Bob Somerby flags some absurd mind-reading by Time's Joe Klein, who claims to know that Hillary Clinton's two innocuous references to RFK's 1968 assassination mean "that Obama's vulnerability to racist nutjobs has been in her mind for months now":
I take all of Karen’s points below—and the fact that Hillary Clinton mentioned Bobby Kennedy's assassination in conversation with Rick Stengel in March shows that Obama's vulnerability to racist nutjobs has been in her mind for months now—but still, I have a certain amount of sympathy for her. The woman is clearly exhausted.
Even elite journalists like Klein (who probably gets paid $5/word for his Time columns) do not understand logic or epistemology. They do understand what sells, however -- cartoon-style psychodramas that can only be constructed by pretending to know the innermost thoughts of the candidates.
PS If you go to Klein's house, he'll read your palm too.
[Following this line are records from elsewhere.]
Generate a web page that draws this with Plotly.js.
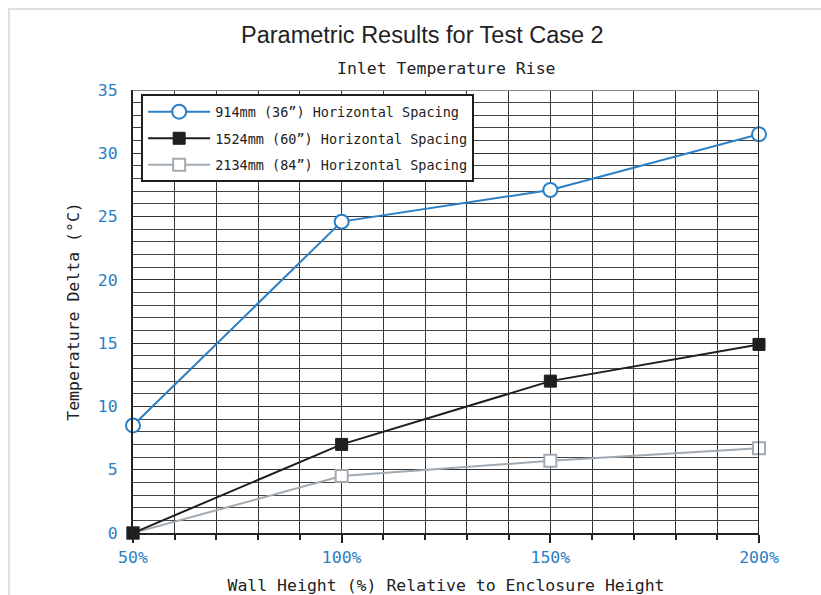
<!DOCTYPE html>
<html>
<head>
<meta charset="utf-8">
<script src="https://cdn.plot.ly/plotly-3.0.1.min.js"></script>
<style>
html,body{margin:0;padding:0;background:#fff;}
#frame{position:absolute;left:8px;top:8px;width:830px;height:600px;border-top:2px solid #e0e0e0;border-left:2px solid #e0e0e0;pointer-events:none;}
#chart{position:absolute;left:0;top:0;width:821px;height:595px;}
</style>
</head>
<body>
<div id="chart"></div>
<div id="frame"></div>
<script>
const wallHeight = [50, 100, 150, 200];
const spacing914 = [8.5, 24.6, 27.1, 31.5];
const spacing1524 = [0, 7.0, 12.0, 14.9];
const spacing2134 = [0, 4.5, 5.7, 6.7];
const seriesNames = ['914mm (36”) Horizontal Spacing', '1524mm (60”) Horizontal Spacing', '2134mm (84”) Horizontal Spacing'];

const mono = 'DejaVu Sans Mono, Liberation Mono, monospace';
const blue = '#2b7fc4';

const traces = [
  {x: wallHeight, y: spacing914, name: seriesNames[0], legendgroup: 'a', legendrank: 1, mode: 'lines+markers', cliponaxis: false,
   line: {color: blue, width: 2},
   marker: {symbol: 'circle', size: 14, color: '#ffffff', line: {color: blue, width: 2}}},
  {x: wallHeight, y: spacing2134, name: seriesNames[2], legendgroup: 'c', legendrank: 3, mode: 'lines+markers', cliponaxis: false,
   line: {color: '#a2abb2', width: 2},
   marker: {symbol: 'square', size: 12, color: '#ffffff', line: {color: '#a2abb2', width: 2}}},
  {x: wallHeight, y: spacing1524, name: seriesNames[1], legendgroup: 'b', legendrank: 2, mode: 'lines+markers', cliponaxis: false,
   line: {color: '#1e1e1e', width: 2},
   marker: {symbol: 'square', size: 12, color: '#1e1e1e', line: {color: '#1e1e1e', width: 1}}}
];

const layout = {
  width: 821, height: 595,
  margin: {l: 133, r: 62, t: 90, b: 62},
  paper_bgcolor: '#ffffff', plot_bgcolor: '#ffffff',
  font: {family: mono, color: '#222'},
  showlegend: true,
  legend: {x: 0.013, y: 0.99, xanchor: 'left', yanchor: 'top', traceorder: 'grouped',
    bgcolor: '#ffffff', bordercolor: '#1e1e1e', borderwidth: 2,
    font: {family: mono, size: 13.5, color: '#222'}, tracegroupgap: 6, itemwidth: 62},
  xaxis: {range: [50, 200], tick0: 50, dtick: 50, ticksuffix: '%',
    showgrid: true, gridcolor: '#333', gridwidth: 1,
    minor: {dtick: 10, showgrid: true, gridcolor: '#333', gridwidth: 1, ticks: 'outside', ticklen: 5, tickcolor: '#222'},
    ticks: 'outside', ticklen: 8, tickwidth: 2, tickcolor: '#222',
    showline: true, linecolor: '#222', linewidth: 2, zeroline: false,
    tickfont: {family: mono, size: 16.5, color: blue},
    title: {text: 'Wall Height (%) Relative to Enclosure Height', font: {family: mono, size: 16.5, color: '#222'}, standoff: 20}},
  yaxis: {range: [0, 35], tick0: 0, dtick: 5,
    showgrid: true, gridcolor: '#333', gridwidth: 1,
    minor: {dtick: 1, showgrid: true, gridcolor: '#444', gridwidth: 1},
    ticks: '', ticklabelstandoff: 10,
    showline: true, linecolor: '#222', linewidth: 2, zeroline: false, mirror: false,
    tickfont: {family: mono, size: 16.5, color: blue},
    title: {text: 'Temperature Delta (°C)', font: {family: mono, size: 16.5, color: '#222'}, standoff: 14}},
  shapes: [
    {type: 'line', xref: 'x', yref: 'paper', x0: 200, x1: 200, y0: 0, y1: 1, line: {color: '#222', width: 2}},
    {type: 'line', xref: 'paper', yref: 'y', x0: 0, x1: 1, y0: 35, y1: 35, line: {color: '#888', width: 2}}
  ],
  annotations: [
    {text: 'Parametric Results for Test Case 2', xref: 'paper', yref: 'paper', x: 0.462, y: 1, yshift: 55,
     xanchor: 'center', yanchor: 'middle', showarrow: false,
     font: {family: 'Liberation Sans, Arial, sans-serif', size: 23.5, color: '#222'}},
    {text: 'Inlet Temperature Rise', xref: 'paper', yref: 'paper', x: 0.5, y: 1, yshift: 22,
     xanchor: 'center', yanchor: 'middle', showarrow: false,
     font: {family: mono, size: 16.5, color: '#222'}}
  ]
};

Plotly.newPlot('chart', traces, layout, {displayModeBar: false, staticPlot: true});
</script>
</body>
</html>
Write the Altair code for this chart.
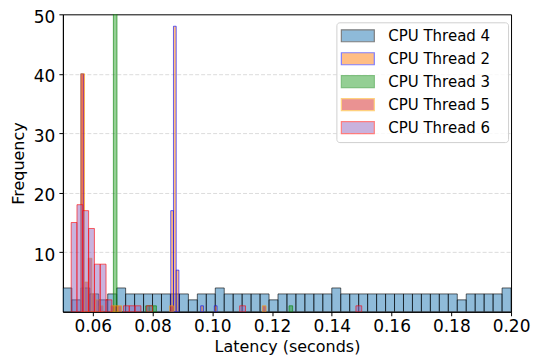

The "whiggism" fallacy is so common in journalistic meta-accounts of events (like Klein's) that I don't think the journalists know they are undulging in it. It seems to function as a perfectly acceptable trope for the entire profession.
Other than strictly factual reporting (which does happen), I wonder if virtually all journalistic commentary (like Klein's) isn't defined by epistemological fallacies like whiggism.
Mightn't it be one of the things that distinguishes journalism from well written history?